The U.S. defense secretary and its top military officer
rejected the premise of the recently published “Afghanistan Papers” in The
Washington Post — that defense leaders engaged in a deliberate effort to
deceive the public on the lack of progress in the 18-year-long war. And Joint
Chiefs Chairman Army Gen. Mark A. Milley, who repeatedly led forces there,
emotionally insisted that none of the troops killed in Afghanistan died in
vain.

In a Dec. 20 media briefing at the Pentagon, Defense
Secretary Mark T. Esper and Milley also defended the prolonged military
engagements in Afghanistan, Iraq and Syria as necessary to protect the nation
from terrorists and said U.S. forces would be there until that mission was
completed.

But Esper, citing the new National Defense Strategy’s
recognition of “great power competition” with Russia and China, said his aim is
to determine “how can we reduce our presence in other parts of the world to
either return troops home to retrain and equip for those bigger missions or to
allocate to the Indo-Pacific.” Esper has said he is considering removing about 5,000
of the 13,000 U.S. troops now in Afghanistan.

And Milley, speaking for the military, said “none of us want
forever wars. It has to do with the national interests.”
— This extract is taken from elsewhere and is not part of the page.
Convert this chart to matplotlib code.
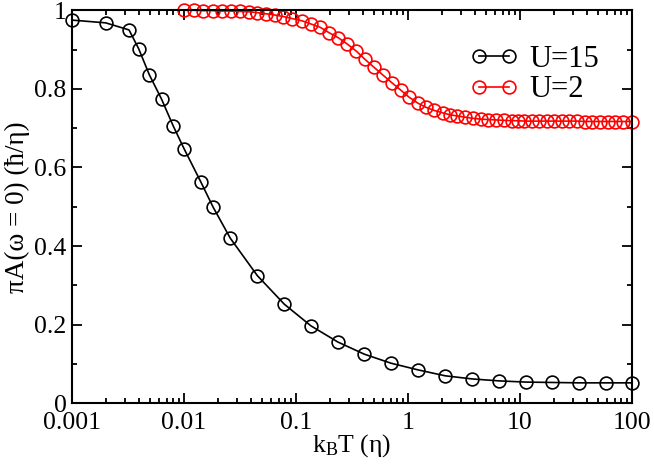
import matplotlib
matplotlib.use('Agg')
import matplotlib.pyplot as plt
from matplotlib.ticker import FuncFormatter, LogLocator, MultipleLocator

plt.rcParams['font.family'] = ['Liberation Serif', 'DejaVu Serif']
plt.rcParams['mathtext.fontset'] = 'custom'
plt.rcParams['mathtext.rm'] = 'Liberation Serif'
plt.rcParams['mathtext.it'] = 'Liberation Serif:italic'

# U=15 curve
t_u15 = [0.001, 0.002, 0.00323, 0.00394, 0.0049, 0.0063, 0.008, 0.01, 0.0142,
         0.0182, 0.0259, 0.0451, 0.0787, 0.136, 0.236, 0.407, 0.705, 1.23,
         2.14, 3.73, 6.50, 11.2, 19.4, 33.6, 58.2, 100.0]
a_u15 = [0.975, 0.968, 0.950, 0.902, 0.836, 0.774, 0.706, 0.648, 0.562,
         0.499, 0.420, 0.325, 0.252, 0.197, 0.156, 0.125, 0.102, 0.085,
         0.070, 0.062, 0.057, 0.054, 0.053, 0.052, 0.052, 0.052]

# U=2 curve
t_u2 = [0.0100, 0.01228, 0.01486, 0.01803, 0.02172, 0.02614, 0.03143, 0.03784,
        0.04510, 0.05395, 0.06452, 0.07706, 0.0921, 0.1138, 0.1361, 0.1637,
        0.1971, 0.2387, 0.2871, 0.3455, 0.4130, 0.4969, 0.5977, 0.7148,
        0.8604, 1.021, 1.236, 1.448, 1.718, 2.042, 2.372, 2.757, 3.249,
        3.782, 4.459, 5.179, 6.103, 7.147, 8.429, 9.658, 10.92, 12.71,
        14.78, 17.30, 20.23, 23.56, 27.54, 32.26, 38.02, 44.18, 51.76,
        60.64, 70.47, 83.56, 100.0]
a_u2 = [1.000, 1.000, 0.999, 0.999, 0.998, 0.998, 0.997, 0.996,
        0.994, 0.991, 0.988, 0.984, 0.979, 0.973, 0.965, 0.957,
        0.943, 0.930, 0.914, 0.896, 0.875, 0.855, 0.835, 0.816,
        0.797, 0.779, 0.763, 0.753, 0.745, 0.739, 0.734, 0.731, 0.728,
        0.725, 0.723, 0.722, 0.721, 0.720, 0.719, 0.719, 0.718, 0.718,
        0.718, 0.718, 0.718, 0.718, 0.718, 0.718, 0.717, 0.717, 0.717,
        0.717, 0.717, 0.717, 0.717]

fig = plt.figure(figsize=(6.54, 4.65), dpi=100)
ax = fig.add_axes([0.1101, 0.1327, 0.8563, 0.8452])

ax.plot(t_u15, a_u15, color='black', lw=1.2, marker='o', ms=9.2,
        mfc='none', mec='black', mew=1.2, clip_on=False, label='U=15')
ax.plot(t_u2, a_u2, color='red', lw=1.2, marker='o', ms=9.2,
        mfc='none', mec='red', mew=1.2, clip_on=False, label='U=2')

ax.set_xscale('log')
ax.set_xlim(0.001, 100)
ax.set_ylim(0, 1)
ax.xaxis.set_major_locator(LogLocator(base=10, numticks=10))
ax.xaxis.set_minor_locator(LogLocator(base=10, subs=range(2, 10), numticks=20))
ax.xaxis.set_major_formatter(FuncFormatter(lambda v, p: '%g' % v))
ax.yaxis.set_major_locator(MultipleLocator(0.2))
ax.yaxis.set_minor_locator(MultipleLocator(0.1))
ax.yaxis.set_major_formatter(FuncFormatter(lambda v, p: '%g' % v))

for s in ax.spines.values():
    s.set_linewidth(1.5)
ax.tick_params(which='both', direction='in', top=True, right=True,
               width=1.3, labelsize=18.5)
ax.tick_params(which='major', length=7)
ax.tick_params(which='minor', length=3.6)
ax.tick_params(axis='x', pad=6)
ax.tick_params(axis='y', pad=4)

ax.set_xlabel(r'k$_\mathrm{B}$T (η)', fontsize=18.5, labelpad=-1)
ax.set_ylabel('πA(ω = 0) (ħ/η)', fontsize=19.5, labelpad=3)

ax.legend(loc='upper left', bbox_to_anchor=(0.71, 0.912), frameon=False,
          fontsize=22, numpoints=2, handlelength=1.6, handletextpad=0.35,
          labelspacing=0.05, borderpad=0, borderaxespad=0)

fig.savefig('out.png', dpi=100)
The two leaders were asked several times about the week-long
series of stories in The Washington Post that extensively quoted senior
military and diplomatic officials as privately expressing strong doubts about
the way the Afghanistan conflict was going, while giving more positive views in
public.

“I know there is an assertion out there of some sort of
coordinated lie over the course of 18 years,” but that was “more than a stretch.
I find that a mischaracterization,” Milley said. With hundreds of general
officers, State Department officials and other involved, “I just don’t think you
can get that level of coordination on a lie.” He said the assessments he and
others gave were “based on facts that we knew at the time, and those were
honest assessments and were never intended to deceive either the Congress or
the American people.”

Milley contrasted the Post’s expose on Afghanistan with the
1970s “Pentagon Papers,” which revealed secret documents on the government’s consistently
gloom views on Vietnam. He said those were “contemporary papers written in
advance of decision making. These, the Afghan papers, were an attempt by SIGAR
in about 2,000 pages to do post-facto interviews, looking back, to determine
lessons learned,” he said, referring to the reports of the special investigator
general for Afghanistan.

“For years, we were clear there
is not a reasonable chance of a military victory against the Taliban or the
insurgency… and that remains true today.” Milley said. “There is only one way
this is going to end, in a negotiated solution.” Milley conceded that
Afghanistan has been “a strategic stalemate,” where the Taliban cannot win as
long as the Unites States provides some degree of military support, but cannot
defeat the Taliban “so long as they have sanctuary in Pakistan and some degree
of popularity with the people.”

And, with evident emotion, Milley
said: “Our soldiers, sailors, airman and Marines who have given their lives in
Afghanistan did not give their lives in vain.”

Esper pointed out that some of the reporters in
the audience had been to Afghanistan as had many members of Congress and the SIGAR
investigators. “This has been very transparent. It’s not like this war was
hiding somewhere. For all the folks who have been in this conflict over the
years, some insinuation there’s been some kind of conspiracy, is ridiculous.”